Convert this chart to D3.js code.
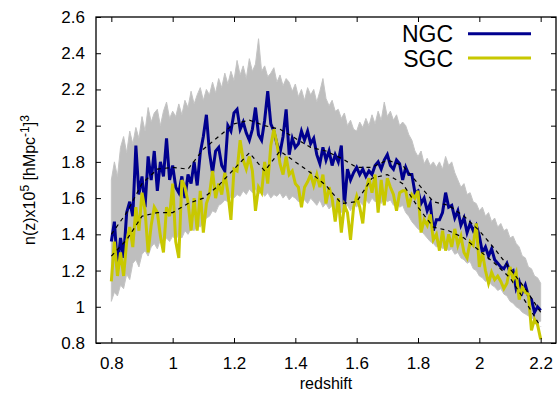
<!DOCTYPE html>
<html>
<head>
<meta charset="utf-8">
<script src="https://cdn.jsdelivr.net/npm/d3@7"></script>
<style>
  body { margin: 0; background: #fff; }
  text { font-family: "Liberation Sans", Arial, sans-serif; fill: #000; }
</style>
</head>
<body>
<div id="chart"></div>
<script>
// redshift bins (step 0.01) and smooth-curve bins (step 0.05)
var zStart = 0.80, zStep = 0.01;
var zSmoothStart = 0.80, zSmoothStep = 0.05;

var ngc = [1.36,1.47,1.22,1.38,1.27,1.52,1.58,1.50,1.89,1.62,
  1.72,1.55,1.83,1.70,1.86,1.64,1.80,1.72,1.93,1.70,
  1.78,1.66,1.63,1.72,1.60,1.73,1.68,1.80,1.67,1.85,
  1.94,2.06,1.85,1.74,1.86,1.88,1.78,1.75,2.00,1.97,
  2.07,2.09,1.98,2.02,1.96,1.92,1.98,2.10,1.95,1.92,
  2.03,2.19,2.01,1.97,1.90,1.85,1.94,2.09,1.84,1.93,
  1.88,1.90,1.97,1.92,1.97,1.90,1.93,1.84,1.79,1.88,
  1.81,1.86,1.78,1.84,1.80,1.89,1.56,1.76,1.70,1.74,
  1.77,1.73,1.76,1.72,1.75,1.73,1.78,1.80,1.76,1.81,
  1.84,1.78,1.76,1.81,1.79,1.70,1.77,1.73,1.73,1.63,
  1.64,1.57,1.60,1.53,1.57,1.42,1.48,1.48,1.52,1.63,
  1.55,1.56,1.49,1.53,1.45,1.49,1.41,1.46,1.42,1.45,
  1.39,1.30,1.33,1.28,1.32,1.26,1.24,1.22,1.21,1.24,
  1.19,1.20,1.10,1.14,1.08,1.12,1.06,1.04,0.97,1.00,
  0.98];

var sgc = [1.14,1.36,1.17,1.30,1.17,1.36,1.44,1.33,1.55,1.42,
  1.63,1.53,1.30,1.45,1.55,1.52,1.39,1.30,1.55,1.50,
  1.68,1.36,1.27,1.70,1.66,1.58,1.42,1.60,1.42,1.64,
  1.41,1.57,1.62,1.75,1.60,1.68,1.62,1.74,1.63,1.48,
  1.76,1.75,1.92,1.81,1.76,1.83,1.75,1.53,1.66,1.63,
  1.80,1.68,1.89,1.98,1.90,1.79,1.73,1.83,1.73,1.75,
  1.68,1.66,1.55,1.66,1.69,1.73,1.67,1.73,1.66,1.73,
  1.57,1.66,1.60,1.47,1.60,1.41,1.56,1.52,1.37,1.55,
  1.61,1.55,1.46,1.64,1.71,1.63,1.73,1.52,1.70,1.56,
  1.71,1.66,1.62,1.53,1.63,1.64,1.64,1.55,1.62,1.60,
  1.64,1.41,1.48,1.45,1.51,1.37,1.40,1.31,1.42,1.31,
  1.40,1.33,1.43,1.34,1.39,1.30,1.27,1.36,1.34,1.46,
  1.22,1.30,1.20,1.13,1.19,1.15,1.17,1.14,1.10,1.13,
  1.22,1.15,1.19,1.04,1.11,1.08,1.07,0.87,0.93,0.90,
  0.82];

// envelope of the mock catalogues
var mockHigh = [1.70,1.80,1.72,1.88,1.94,1.85,1.97,1.90,1.99,1.93,
  2.05,1.97,2.10,2.02,2.07,2.09,2.00,2.08,2.13,2.04,
  2.08,2.05,2.12,2.06,2.14,2.10,2.19,2.12,2.17,2.21,
  2.14,2.20,2.17,2.24,2.18,2.26,2.21,2.29,2.23,2.30,
  2.25,2.36,2.28,2.33,2.26,2.37,2.30,2.34,2.48,2.30,
  2.33,2.27,2.29,2.32,2.24,2.28,2.22,2.26,2.24,2.19,
  2.23,2.16,2.20,2.14,2.21,2.17,2.20,2.13,2.19,2.26,
  2.15,2.11,2.14,2.08,2.09,2.04,2.07,2.00,2.03,1.98,
  1.97,2.02,1.99,2.04,2.00,2.06,2.01,2.08,2.03,2.13,
  2.05,2.08,2.03,2.06,2.00,2.02,2.00,1.95,1.92,1.86,
  1.83,1.86,1.79,1.82,1.78,1.80,1.77,1.80,1.76,1.83,
  1.78,1.80,1.74,1.70,1.66,1.68,1.62,1.63,1.58,1.57,
  1.53,1.55,1.50,1.52,1.47,1.49,1.44,1.46,1.42,1.43,
  1.38,1.39,1.35,1.33,1.28,1.27,1.22,1.21,1.17,1.16,
  1.13];

var mockLow = [1.03,1.08,1.06,1.12,1.10,1.18,1.15,1.24,1.26,1.22,
  1.29,1.31,1.28,1.33,1.35,1.32,1.37,1.35,1.38,1.36,
  1.39,1.37,1.40,1.38,1.42,1.40,1.43,1.42,1.45,1.44,
  1.47,1.49,1.50,1.53,1.52,1.56,1.57,1.59,1.58,1.61,
  1.60,1.62,1.61,1.64,1.62,1.65,1.63,1.65,1.62,1.64,
  1.61,1.63,1.60,1.62,1.61,1.63,1.60,1.62,1.59,1.61,
  1.60,1.58,1.61,1.59,1.57,1.60,1.58,1.56,1.59,1.55,
  1.57,1.54,1.56,1.53,1.55,1.52,1.54,1.56,1.53,1.57,
  1.55,1.58,1.56,1.59,1.57,1.60,1.58,1.59,1.57,1.60,
  1.58,1.59,1.56,1.58,1.55,1.56,1.52,1.50,1.47,1.45,
  1.43,1.42,1.40,1.38,1.36,1.35,1.33,1.34,1.32,1.33,
  1.31,1.32,1.29,1.30,1.27,1.26,1.24,1.25,1.21,1.20,
  1.17,1.16,1.14,1.15,1.12,1.11,1.09,1.10,1.07,1.06,
  1.03,1.02,1.00,0.99,0.97,0.96,0.95,0.94,0.93,0.92,
  0.92];

// smoothed n(z) fits (dashed)
var ngcSmooth = [1.40,1.52,1.68,1.76,1.77,1.76,1.87,1.94,2.01,2.03,
  2.00,1.98,1.93,1.88,1.86,1.82,1.77,1.77,1.81,1.78,
  1.68,1.58,1.56,1.50,1.42,1.32,1.21,1.10,0.97];
var sgcSmooth = [1.28,1.37,1.50,1.52,1.52,1.57,1.60,1.67,1.76,1.85,
  1.75,1.86,1.80,1.74,1.67,1.57,1.58,1.71,1.73,1.68,
  1.55,1.44,1.42,1.38,1.31,1.24,1.16,1.03,0.89];

var xTicks = [0.8, 1.0, 1.2, 1.4, 1.6, 1.8, 2.0, 2.2];
var yTicks = [0.8, 1.0, 1.2, 1.4, 1.6, 1.8, 2.0, 2.2, 2.4, 2.6];
var legendNames = ["NGC", "SGC"];
var legendColors = ["#00008f", "#c8c800"];

var margin = {top: 17, right: 3, bottom: 52, left: 96},
    width = 559 - margin.left - margin.right,
    height = 395 - margin.top - margin.bottom;

var x = d3.scaleLinear().domain([0.75, 2.25]).range([0, width]);
var y = d3.scaleLinear().domain([0.8, 2.6]).range([height, 0]);

var svg = d3.select("#chart").append("svg")
    .attr("width", width + margin.left + margin.right)
    .attr("height", height + margin.top + margin.bottom)
  .append("g")
    .attr("transform", "translate(" + margin.left + "," + margin.top + ")");

function zAt(i) { return zStart + i * zStep; }
function zSmoothAt(i) { return zSmoothStart + i * zSmoothStep; }

// gray band of mocks
var band = d3.area()
    .x(function(d, i) { return x(zAt(i)); })
    .y0(function(d, i) { return y(mockLow[i]); })
    .y1(function(d) { return y(d); });

svg.append("path")
    .datum(mockHigh)
    .attr("d", band)
    .attr("fill", "#bebebe")
    .attr("stroke", "#c4c4c4")
    .attr("stroke-width", 1);

var line = d3.line()
    .x(function(d, i) { return x(zAt(i)); })
    .y(function(d) { return y(d); });

svg.append("path")
    .datum(ngc)
    .attr("d", line)
    .attr("fill", "none")
    .attr("stroke", legendColors[0])
    .attr("stroke-width", 3)
    .attr("stroke-linejoin", "miter");

svg.append("path")
    .datum(sgc)
    .attr("d", line)
    .attr("fill", "none")
    .attr("stroke", legendColors[1])
    .attr("stroke-width", 3)
    .attr("stroke-linejoin", "miter");

var smoothLine = d3.line()
    .x(function(d, i) { return x(zSmoothAt(i)); })
    .y(function(d) { return y(d); });

[ngcSmooth, sgcSmooth].forEach(function(s) {
  svg.append("path")
      .datum(s)
      .attr("d", smoothLine)
      .attr("fill", "none")
      .attr("stroke", "#000")
      .attr("stroke-width", 1.2)
      .attr("stroke-dasharray", "4,4");
});

// Axes (ticks inside, mirrored)
svg.append("g")
    .attr("transform", "translate(0," + height + ")")
    .call(d3.axisBottom(x).tickValues(xTicks).tickSizeInner(-5).tickSizeOuter(0)
      .tickPadding(14).tickFormat(d3.format("~g")));
svg.append("g")
    .call(d3.axisLeft(y).tickValues(yTicks).tickSizeInner(-5).tickSizeOuter(0)
      .tickPadding(11).tickFormat(d3.format("~g")));
svg.append("g")
    .call(d3.axisTop(x).tickValues(xTicks).tickSizeInner(-5).tickSizeOuter(0).tickFormat(""));
svg.append("g")
    .attr("transform", "translate(" + width + ",0)")
    .call(d3.axisRight(y).tickValues(yTicks).tickSizeInner(-5).tickSizeOuter(0).tickFormat(""));

svg.selectAll(".domain").remove();
svg.selectAll(".tick line").attr("stroke", "#000").attr("stroke-width", 1);
svg.selectAll(".tick text")
    .style("font-family", "Liberation Sans, Arial, sans-serif")
    .style("font-size", "17px")
    .attr("fill", "#000");

svg.append("rect")
    .attr("width", width)
    .attr("height", height)
    .attr("fill", "none")
    .attr("stroke", "#000")
    .attr("stroke-width", 1.3);

// Legend
legendNames.forEach(function(name, i) {
  var ly = 33.7 + i * 24.4;
  svg.append("text")
      .attr("x", 453 - margin.left)
      .attr("y", ly - margin.top + 8.5)
      .attr("text-anchor", "end")
      .style("font-size", "23px")
      .text(name);
  svg.append("line")
      .attr("x1", 468 - margin.left)
      .attr("x2", 531 - margin.left)
      .attr("y1", ly - margin.top)
      .attr("y2", ly - margin.top)
      .attr("stroke", legendColors[i])
      .attr("stroke-width", 3);
});

// Axis titles
svg.append("text")
    .attr("transform", "translate(" + (width / 2) + "," + (height + 46) + ")")
    .style("text-anchor", "middle")
    .style("font-size", "16px")
    .text("redshift");

var yl = svg.append("text")
    .attr("transform", "translate(" + (35 - margin.left) + "," + (height / 2) + ") rotate(-90)")
    .style("text-anchor", "middle")
    .style("font-size", "16px");
yl.append("tspan").text("n(z)x10");
yl.append("tspan").attr("dy", -6).style("font-size", "12px").text("5");
yl.append("tspan").attr("dy", 6).text(" [hMpc");
yl.append("tspan").attr("dy", -6).style("font-size", "12px").text("-1");
yl.append("tspan").attr("dy", 6).text("]");
yl.append("tspan").attr("dy", -6).style("font-size", "12px").text("3");
</script>
</body>
</html>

▶ What is expected
Emit the lines of the material exactly, from its first line to the line containing "var zSmoothStart = 0.80, zSmoothStep = 0.05;", inclusive; leave every picture out.

▶ Reply to the task
Convert this chart to D3.js code.
<!DOCTYPE html>
<html>
<head>
<meta charset="utf-8">
<script src="https://cdn.jsdelivr.net/npm/d3@7"></script>
<style>
  body { margin: 0; background: #fff; }
  text { font-family: "Liberation Sans", Arial, sans-serif; fill: #000; }
</style>
</head>
<body>
<div id="chart"></div>
<script>
// redshift bins (step 0.01) and smooth-curve bins (step 0.05)
var zStart = 0.80, zStep = 0.01;
var zSmoothStart = 0.80, zSmoothStep = 0.05;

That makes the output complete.